How thick should my mulch layer be?
About 2-4 inches is enough for most beds. More can insulate roots, but piling it too deep around stems can cause problems. Spread evenly and keep mulch a few inches away from plant bases.


Will snow hurt my garden beds?
Snow can actually be protective for most plants, acting like an insulating blanket. The trouble comes from ice, freezing rain, and repeated thawing; mulch and covers help prevent these issues.


Should I fertilize in fall?
I skip chemical fertilizers in fall for most plants. Compost or organic amendments work better, since harsh fertilizers can push growth at the wrong time. Bulbs or lawns are sometimes the exception, and a slow release feed can help if you’re unsure.

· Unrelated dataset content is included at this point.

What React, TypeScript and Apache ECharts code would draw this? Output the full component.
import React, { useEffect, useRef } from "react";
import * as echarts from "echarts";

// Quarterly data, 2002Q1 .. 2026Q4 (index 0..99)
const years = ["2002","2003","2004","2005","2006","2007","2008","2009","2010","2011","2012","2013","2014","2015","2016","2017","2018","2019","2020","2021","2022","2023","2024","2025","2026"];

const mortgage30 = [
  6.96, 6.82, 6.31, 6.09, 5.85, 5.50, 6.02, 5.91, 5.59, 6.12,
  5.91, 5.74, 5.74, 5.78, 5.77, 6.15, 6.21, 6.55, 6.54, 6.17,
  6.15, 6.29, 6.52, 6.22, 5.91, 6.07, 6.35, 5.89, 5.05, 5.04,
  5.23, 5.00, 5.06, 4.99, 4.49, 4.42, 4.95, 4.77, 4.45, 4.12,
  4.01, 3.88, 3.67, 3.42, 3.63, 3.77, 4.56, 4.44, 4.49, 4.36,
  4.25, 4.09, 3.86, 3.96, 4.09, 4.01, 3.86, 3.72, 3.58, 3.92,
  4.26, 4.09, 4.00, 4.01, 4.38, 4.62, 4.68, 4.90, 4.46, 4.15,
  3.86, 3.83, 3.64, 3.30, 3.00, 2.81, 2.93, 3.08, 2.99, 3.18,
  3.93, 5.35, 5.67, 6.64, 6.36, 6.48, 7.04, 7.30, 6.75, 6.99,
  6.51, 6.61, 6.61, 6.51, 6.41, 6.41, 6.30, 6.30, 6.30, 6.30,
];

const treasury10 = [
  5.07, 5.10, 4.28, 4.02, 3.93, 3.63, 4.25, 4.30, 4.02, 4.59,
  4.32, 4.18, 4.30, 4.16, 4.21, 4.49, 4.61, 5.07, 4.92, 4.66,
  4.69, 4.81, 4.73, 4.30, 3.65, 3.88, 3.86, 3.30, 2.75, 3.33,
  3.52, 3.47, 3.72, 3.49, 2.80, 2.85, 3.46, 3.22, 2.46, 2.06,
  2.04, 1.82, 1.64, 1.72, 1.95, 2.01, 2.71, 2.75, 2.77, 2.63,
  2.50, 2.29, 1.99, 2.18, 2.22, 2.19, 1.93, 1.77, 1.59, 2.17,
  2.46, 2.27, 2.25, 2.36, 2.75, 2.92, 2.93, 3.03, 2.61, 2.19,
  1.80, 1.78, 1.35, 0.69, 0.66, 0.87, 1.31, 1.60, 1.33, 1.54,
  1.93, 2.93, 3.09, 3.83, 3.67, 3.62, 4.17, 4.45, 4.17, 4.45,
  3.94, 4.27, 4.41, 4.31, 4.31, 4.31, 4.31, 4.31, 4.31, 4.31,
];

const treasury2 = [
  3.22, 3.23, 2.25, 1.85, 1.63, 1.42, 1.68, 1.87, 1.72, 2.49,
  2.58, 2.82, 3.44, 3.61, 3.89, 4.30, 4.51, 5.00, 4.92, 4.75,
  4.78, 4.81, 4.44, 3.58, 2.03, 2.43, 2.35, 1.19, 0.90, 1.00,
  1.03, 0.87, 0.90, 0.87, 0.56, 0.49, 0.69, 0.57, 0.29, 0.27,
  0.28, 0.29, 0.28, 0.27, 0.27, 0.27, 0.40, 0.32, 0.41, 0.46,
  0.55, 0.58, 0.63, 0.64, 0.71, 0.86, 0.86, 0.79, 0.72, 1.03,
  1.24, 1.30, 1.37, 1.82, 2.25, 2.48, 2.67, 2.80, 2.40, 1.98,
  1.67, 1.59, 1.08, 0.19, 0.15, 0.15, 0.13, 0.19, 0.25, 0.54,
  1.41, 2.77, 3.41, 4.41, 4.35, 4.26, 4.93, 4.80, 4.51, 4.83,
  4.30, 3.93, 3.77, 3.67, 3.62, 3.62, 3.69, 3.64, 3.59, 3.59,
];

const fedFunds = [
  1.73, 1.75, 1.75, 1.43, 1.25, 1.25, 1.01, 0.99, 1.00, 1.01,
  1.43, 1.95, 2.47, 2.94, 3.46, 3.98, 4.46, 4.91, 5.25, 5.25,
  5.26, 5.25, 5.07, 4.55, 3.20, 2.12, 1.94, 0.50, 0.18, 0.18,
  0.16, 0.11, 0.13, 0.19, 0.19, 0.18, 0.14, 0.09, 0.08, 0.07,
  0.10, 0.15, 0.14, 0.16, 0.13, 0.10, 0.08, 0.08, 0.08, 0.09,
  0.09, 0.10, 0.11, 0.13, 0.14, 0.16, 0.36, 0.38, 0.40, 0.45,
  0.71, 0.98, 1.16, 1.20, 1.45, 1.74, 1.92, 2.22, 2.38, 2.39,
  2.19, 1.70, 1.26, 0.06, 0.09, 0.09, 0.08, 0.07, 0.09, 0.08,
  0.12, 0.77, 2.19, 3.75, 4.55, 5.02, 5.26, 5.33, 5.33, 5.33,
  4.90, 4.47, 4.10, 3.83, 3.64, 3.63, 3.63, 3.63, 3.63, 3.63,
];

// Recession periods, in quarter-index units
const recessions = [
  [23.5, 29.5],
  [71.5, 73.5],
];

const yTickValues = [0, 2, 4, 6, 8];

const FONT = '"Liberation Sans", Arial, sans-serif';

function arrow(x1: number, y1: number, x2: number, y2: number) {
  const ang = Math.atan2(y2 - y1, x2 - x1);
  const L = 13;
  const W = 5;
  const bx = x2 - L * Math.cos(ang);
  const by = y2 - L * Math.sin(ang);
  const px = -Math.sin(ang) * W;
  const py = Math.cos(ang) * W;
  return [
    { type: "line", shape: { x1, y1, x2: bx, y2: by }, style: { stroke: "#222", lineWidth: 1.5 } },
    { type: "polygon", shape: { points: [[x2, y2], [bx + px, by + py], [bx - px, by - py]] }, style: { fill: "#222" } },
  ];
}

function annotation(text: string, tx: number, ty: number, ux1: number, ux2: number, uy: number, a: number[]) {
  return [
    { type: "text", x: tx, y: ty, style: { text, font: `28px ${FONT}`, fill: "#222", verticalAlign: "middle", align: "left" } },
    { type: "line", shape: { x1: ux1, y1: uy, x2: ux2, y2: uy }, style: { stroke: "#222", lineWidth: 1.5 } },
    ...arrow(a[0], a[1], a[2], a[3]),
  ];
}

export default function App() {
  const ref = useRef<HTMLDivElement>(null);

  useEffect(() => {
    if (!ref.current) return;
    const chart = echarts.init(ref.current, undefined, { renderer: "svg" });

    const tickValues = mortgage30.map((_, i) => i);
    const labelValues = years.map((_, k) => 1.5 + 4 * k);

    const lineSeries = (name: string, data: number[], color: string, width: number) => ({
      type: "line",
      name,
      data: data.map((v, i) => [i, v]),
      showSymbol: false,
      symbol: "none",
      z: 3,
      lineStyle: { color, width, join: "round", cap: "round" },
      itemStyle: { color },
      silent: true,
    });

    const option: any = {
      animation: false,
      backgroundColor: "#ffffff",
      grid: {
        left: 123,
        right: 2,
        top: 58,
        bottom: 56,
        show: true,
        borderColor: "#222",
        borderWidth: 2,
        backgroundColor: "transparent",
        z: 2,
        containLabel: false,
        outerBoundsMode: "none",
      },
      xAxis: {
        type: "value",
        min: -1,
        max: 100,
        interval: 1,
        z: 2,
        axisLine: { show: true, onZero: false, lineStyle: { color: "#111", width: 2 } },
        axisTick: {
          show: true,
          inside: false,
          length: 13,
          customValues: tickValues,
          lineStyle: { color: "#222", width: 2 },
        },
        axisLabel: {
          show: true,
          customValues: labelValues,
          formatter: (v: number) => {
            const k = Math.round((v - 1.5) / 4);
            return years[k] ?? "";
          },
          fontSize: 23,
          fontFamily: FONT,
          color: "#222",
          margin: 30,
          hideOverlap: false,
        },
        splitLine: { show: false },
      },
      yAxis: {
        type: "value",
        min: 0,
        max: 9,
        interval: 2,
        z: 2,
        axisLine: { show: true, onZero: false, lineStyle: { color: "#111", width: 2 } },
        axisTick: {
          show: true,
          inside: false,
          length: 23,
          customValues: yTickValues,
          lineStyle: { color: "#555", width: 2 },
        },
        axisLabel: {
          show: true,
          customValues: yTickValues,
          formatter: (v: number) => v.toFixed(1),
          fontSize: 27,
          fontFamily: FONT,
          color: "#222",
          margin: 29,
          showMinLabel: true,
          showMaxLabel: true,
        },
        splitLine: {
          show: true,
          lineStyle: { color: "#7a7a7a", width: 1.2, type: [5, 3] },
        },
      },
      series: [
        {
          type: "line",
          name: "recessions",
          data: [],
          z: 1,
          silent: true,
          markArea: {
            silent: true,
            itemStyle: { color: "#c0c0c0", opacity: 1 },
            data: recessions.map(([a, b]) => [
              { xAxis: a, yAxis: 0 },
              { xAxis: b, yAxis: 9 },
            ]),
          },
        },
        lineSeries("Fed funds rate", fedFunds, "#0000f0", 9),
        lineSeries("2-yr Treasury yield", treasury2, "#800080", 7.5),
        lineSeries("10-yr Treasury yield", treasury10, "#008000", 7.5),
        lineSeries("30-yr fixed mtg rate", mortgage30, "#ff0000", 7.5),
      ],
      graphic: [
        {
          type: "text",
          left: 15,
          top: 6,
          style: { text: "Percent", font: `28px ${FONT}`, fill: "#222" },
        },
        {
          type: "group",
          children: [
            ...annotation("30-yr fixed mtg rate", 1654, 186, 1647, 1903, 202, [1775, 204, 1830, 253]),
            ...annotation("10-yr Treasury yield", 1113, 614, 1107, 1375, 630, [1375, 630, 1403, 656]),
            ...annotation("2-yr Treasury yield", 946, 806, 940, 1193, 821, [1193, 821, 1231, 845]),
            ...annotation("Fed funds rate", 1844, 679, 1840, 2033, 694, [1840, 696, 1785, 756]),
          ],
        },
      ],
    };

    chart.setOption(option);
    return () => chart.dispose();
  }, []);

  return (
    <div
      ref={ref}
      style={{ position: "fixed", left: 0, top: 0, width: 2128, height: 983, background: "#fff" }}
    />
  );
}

Is it OK to leave leaves in garden beds?
Absolutely, as long as you don’t pile them too thick or let them smother low-growing plants. Chopped leaves make a great natural mulch and help feed the soil as they break down. Just avoid letting wet matts of leaves stay on the lawn or around delicate stems, since that can cause rot.

Getting Ready for a Better Spring

Prepping my garden for winter isn’t about making more work; it’s about giving my plants a fresh start when the weather warms up again. Whether you’re tucking in a handful of perennials or have a whole backyard to button up, these steps help you save time and set your garden up for success next year. Nothing beats seeing those first green shoots poke through in spring, knowing you played a part in getting them there. Time spent on good winter prep really pays off, bringing back energy and life to your outdoor space after the coldest months are done.